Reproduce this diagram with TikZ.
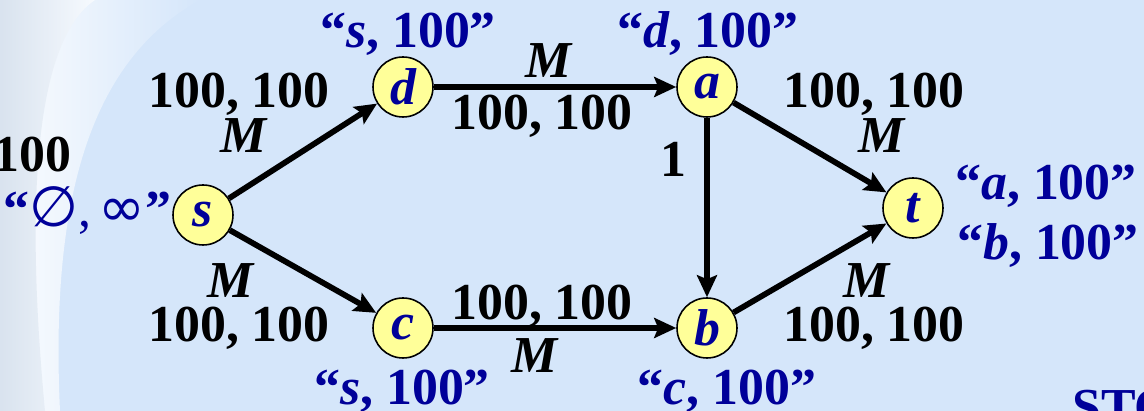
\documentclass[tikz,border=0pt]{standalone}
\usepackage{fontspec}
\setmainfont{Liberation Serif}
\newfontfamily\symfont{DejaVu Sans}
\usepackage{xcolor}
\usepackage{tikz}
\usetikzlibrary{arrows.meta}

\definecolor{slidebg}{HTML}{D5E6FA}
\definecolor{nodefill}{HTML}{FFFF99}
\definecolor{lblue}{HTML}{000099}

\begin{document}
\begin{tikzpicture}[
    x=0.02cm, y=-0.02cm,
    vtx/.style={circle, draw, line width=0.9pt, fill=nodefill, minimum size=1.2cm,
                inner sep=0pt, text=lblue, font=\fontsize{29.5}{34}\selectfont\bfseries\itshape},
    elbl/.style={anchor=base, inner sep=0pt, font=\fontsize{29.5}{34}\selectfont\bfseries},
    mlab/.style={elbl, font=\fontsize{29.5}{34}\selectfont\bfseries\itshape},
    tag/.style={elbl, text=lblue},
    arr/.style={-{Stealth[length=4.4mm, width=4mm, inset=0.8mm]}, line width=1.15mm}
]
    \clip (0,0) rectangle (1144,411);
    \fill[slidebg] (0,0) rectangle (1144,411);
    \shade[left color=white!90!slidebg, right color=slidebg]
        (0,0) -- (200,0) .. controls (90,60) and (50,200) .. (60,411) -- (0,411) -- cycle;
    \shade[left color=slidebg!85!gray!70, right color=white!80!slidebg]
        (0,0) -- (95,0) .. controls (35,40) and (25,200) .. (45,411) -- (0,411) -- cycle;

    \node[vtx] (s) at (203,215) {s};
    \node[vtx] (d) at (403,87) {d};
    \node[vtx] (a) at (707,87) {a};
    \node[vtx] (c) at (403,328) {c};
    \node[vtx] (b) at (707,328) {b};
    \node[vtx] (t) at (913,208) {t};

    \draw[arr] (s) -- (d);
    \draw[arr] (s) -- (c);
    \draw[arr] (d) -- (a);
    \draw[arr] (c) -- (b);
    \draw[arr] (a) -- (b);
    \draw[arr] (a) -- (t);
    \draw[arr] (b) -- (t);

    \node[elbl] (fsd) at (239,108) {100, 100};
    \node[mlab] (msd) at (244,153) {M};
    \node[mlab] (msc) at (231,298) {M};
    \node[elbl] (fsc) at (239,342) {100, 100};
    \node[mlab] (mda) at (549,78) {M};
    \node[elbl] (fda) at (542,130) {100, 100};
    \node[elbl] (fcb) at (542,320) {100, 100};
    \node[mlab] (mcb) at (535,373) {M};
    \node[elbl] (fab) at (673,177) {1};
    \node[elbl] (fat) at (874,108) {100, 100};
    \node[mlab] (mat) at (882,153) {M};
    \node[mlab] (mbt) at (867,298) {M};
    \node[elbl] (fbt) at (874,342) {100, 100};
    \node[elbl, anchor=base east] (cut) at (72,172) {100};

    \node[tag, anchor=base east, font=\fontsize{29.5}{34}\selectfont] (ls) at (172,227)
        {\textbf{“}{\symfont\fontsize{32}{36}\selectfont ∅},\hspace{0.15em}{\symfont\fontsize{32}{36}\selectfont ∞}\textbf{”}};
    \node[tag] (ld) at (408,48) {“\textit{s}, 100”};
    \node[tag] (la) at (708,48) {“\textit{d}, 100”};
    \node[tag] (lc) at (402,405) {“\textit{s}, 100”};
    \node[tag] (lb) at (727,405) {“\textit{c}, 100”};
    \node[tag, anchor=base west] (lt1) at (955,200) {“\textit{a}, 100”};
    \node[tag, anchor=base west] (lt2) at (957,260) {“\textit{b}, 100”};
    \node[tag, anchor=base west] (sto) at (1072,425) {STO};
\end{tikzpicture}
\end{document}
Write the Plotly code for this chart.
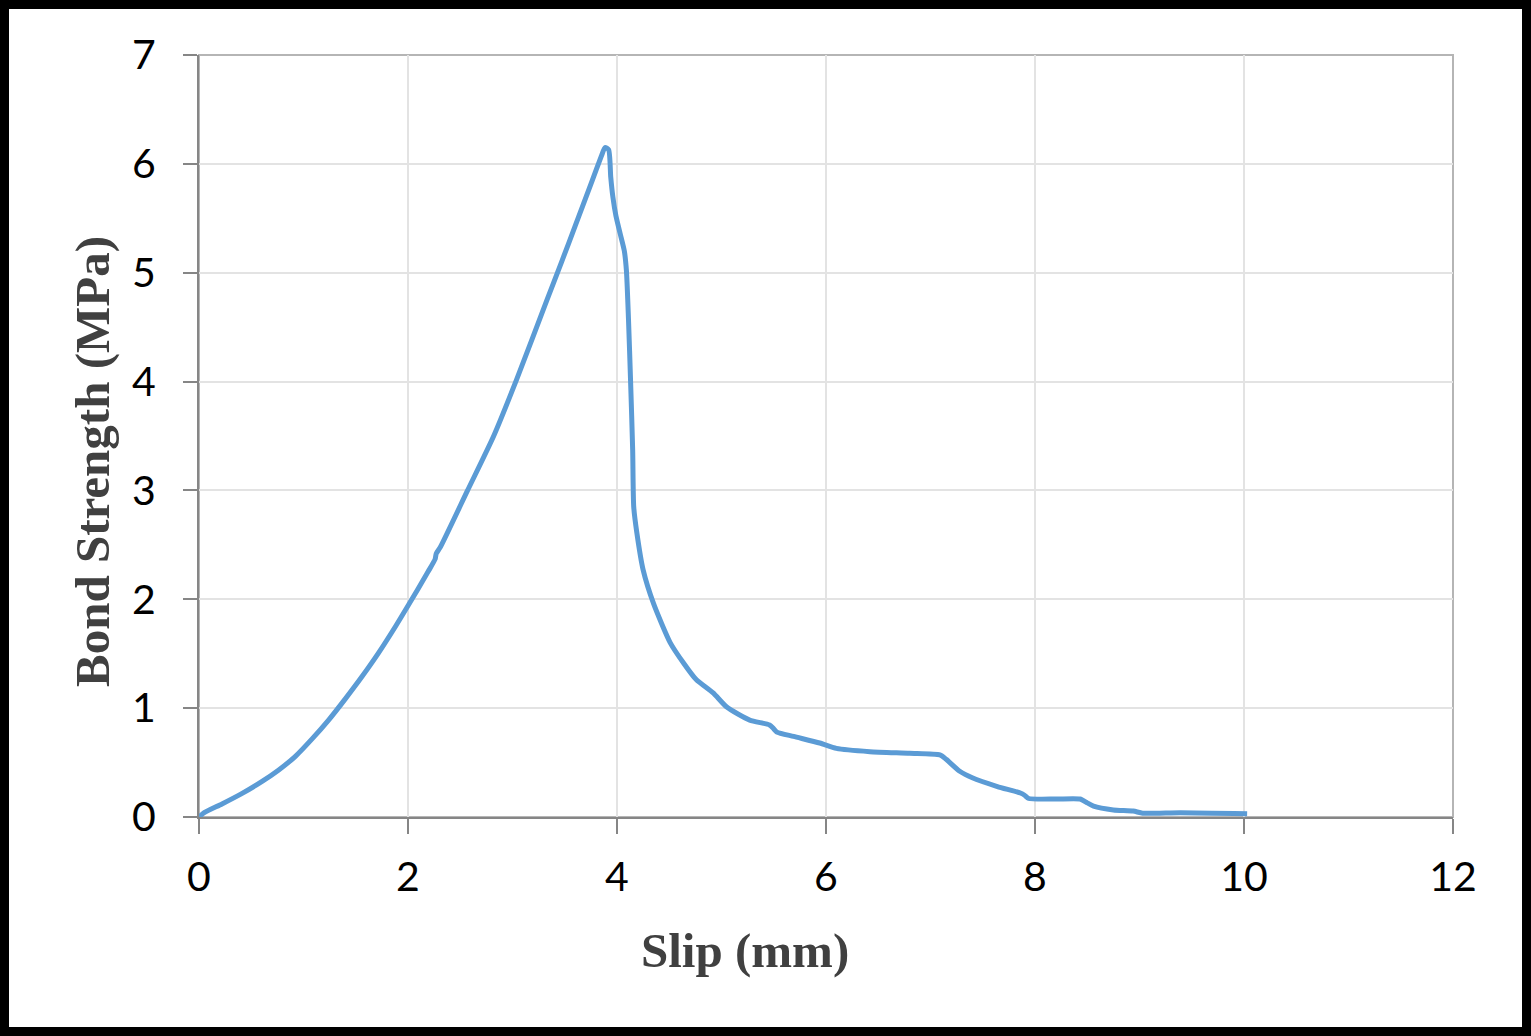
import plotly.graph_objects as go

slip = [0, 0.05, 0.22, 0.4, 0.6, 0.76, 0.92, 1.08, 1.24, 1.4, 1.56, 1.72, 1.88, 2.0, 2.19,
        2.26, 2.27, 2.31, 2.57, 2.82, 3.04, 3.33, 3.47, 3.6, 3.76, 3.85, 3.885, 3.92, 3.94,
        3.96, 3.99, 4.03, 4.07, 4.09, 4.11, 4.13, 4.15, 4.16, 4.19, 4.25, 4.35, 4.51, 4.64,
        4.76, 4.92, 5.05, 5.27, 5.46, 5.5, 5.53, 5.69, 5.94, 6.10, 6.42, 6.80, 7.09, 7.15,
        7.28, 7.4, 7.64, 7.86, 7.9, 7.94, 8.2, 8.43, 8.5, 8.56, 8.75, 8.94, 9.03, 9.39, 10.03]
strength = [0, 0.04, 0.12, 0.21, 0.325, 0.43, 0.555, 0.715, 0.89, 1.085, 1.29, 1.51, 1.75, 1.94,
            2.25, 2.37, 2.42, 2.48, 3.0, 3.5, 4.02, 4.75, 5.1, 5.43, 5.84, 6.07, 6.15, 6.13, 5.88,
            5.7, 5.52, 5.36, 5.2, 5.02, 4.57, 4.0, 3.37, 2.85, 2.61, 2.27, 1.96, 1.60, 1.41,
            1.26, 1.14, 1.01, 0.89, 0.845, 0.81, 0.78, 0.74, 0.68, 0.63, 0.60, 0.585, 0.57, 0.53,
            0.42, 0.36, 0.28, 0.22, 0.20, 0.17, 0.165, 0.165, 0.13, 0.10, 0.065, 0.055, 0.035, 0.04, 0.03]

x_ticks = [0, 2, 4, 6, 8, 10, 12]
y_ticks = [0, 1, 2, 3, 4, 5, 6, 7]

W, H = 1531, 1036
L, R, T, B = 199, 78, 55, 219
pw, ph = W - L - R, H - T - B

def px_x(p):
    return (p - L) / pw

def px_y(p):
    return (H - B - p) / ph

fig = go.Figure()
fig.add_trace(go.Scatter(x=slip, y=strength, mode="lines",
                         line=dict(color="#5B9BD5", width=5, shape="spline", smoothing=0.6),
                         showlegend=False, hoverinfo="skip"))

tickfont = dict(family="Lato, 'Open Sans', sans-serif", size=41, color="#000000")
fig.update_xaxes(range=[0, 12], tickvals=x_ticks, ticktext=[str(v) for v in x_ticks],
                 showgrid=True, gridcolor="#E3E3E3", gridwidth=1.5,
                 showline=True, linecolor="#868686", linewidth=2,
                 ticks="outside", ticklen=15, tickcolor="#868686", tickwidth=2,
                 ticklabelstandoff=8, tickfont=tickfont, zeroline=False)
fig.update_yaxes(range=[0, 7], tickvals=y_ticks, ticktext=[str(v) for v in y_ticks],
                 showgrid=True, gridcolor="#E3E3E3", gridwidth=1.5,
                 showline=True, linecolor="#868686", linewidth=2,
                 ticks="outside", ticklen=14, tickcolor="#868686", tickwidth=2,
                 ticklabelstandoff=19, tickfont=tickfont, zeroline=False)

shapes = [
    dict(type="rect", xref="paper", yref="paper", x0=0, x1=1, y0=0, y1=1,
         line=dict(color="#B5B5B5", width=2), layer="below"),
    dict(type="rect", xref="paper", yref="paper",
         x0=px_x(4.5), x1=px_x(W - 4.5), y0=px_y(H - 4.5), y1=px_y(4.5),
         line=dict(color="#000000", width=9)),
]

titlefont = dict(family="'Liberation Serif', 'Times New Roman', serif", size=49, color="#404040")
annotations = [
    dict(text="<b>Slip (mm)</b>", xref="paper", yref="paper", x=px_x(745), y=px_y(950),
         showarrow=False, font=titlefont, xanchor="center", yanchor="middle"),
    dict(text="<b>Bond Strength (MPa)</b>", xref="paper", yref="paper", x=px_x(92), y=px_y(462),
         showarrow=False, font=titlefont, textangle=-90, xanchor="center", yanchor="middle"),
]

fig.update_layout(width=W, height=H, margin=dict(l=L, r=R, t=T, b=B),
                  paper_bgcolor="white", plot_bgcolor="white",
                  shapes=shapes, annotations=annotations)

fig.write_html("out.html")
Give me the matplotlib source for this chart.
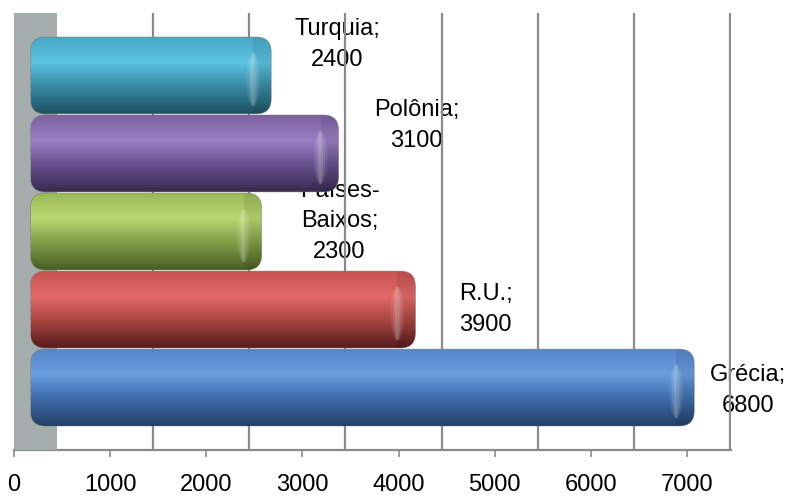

------------------------------------

Give again, word for word, only the lines starting at the line with "Write the Plotly code for this chart." and ending at the line with "import plotly.graph_objects as go", keeping both end lines; pictures stay out.

# [Solution to the problem]
Write the Plotly code for this chart.
import plotly.graph_objects as go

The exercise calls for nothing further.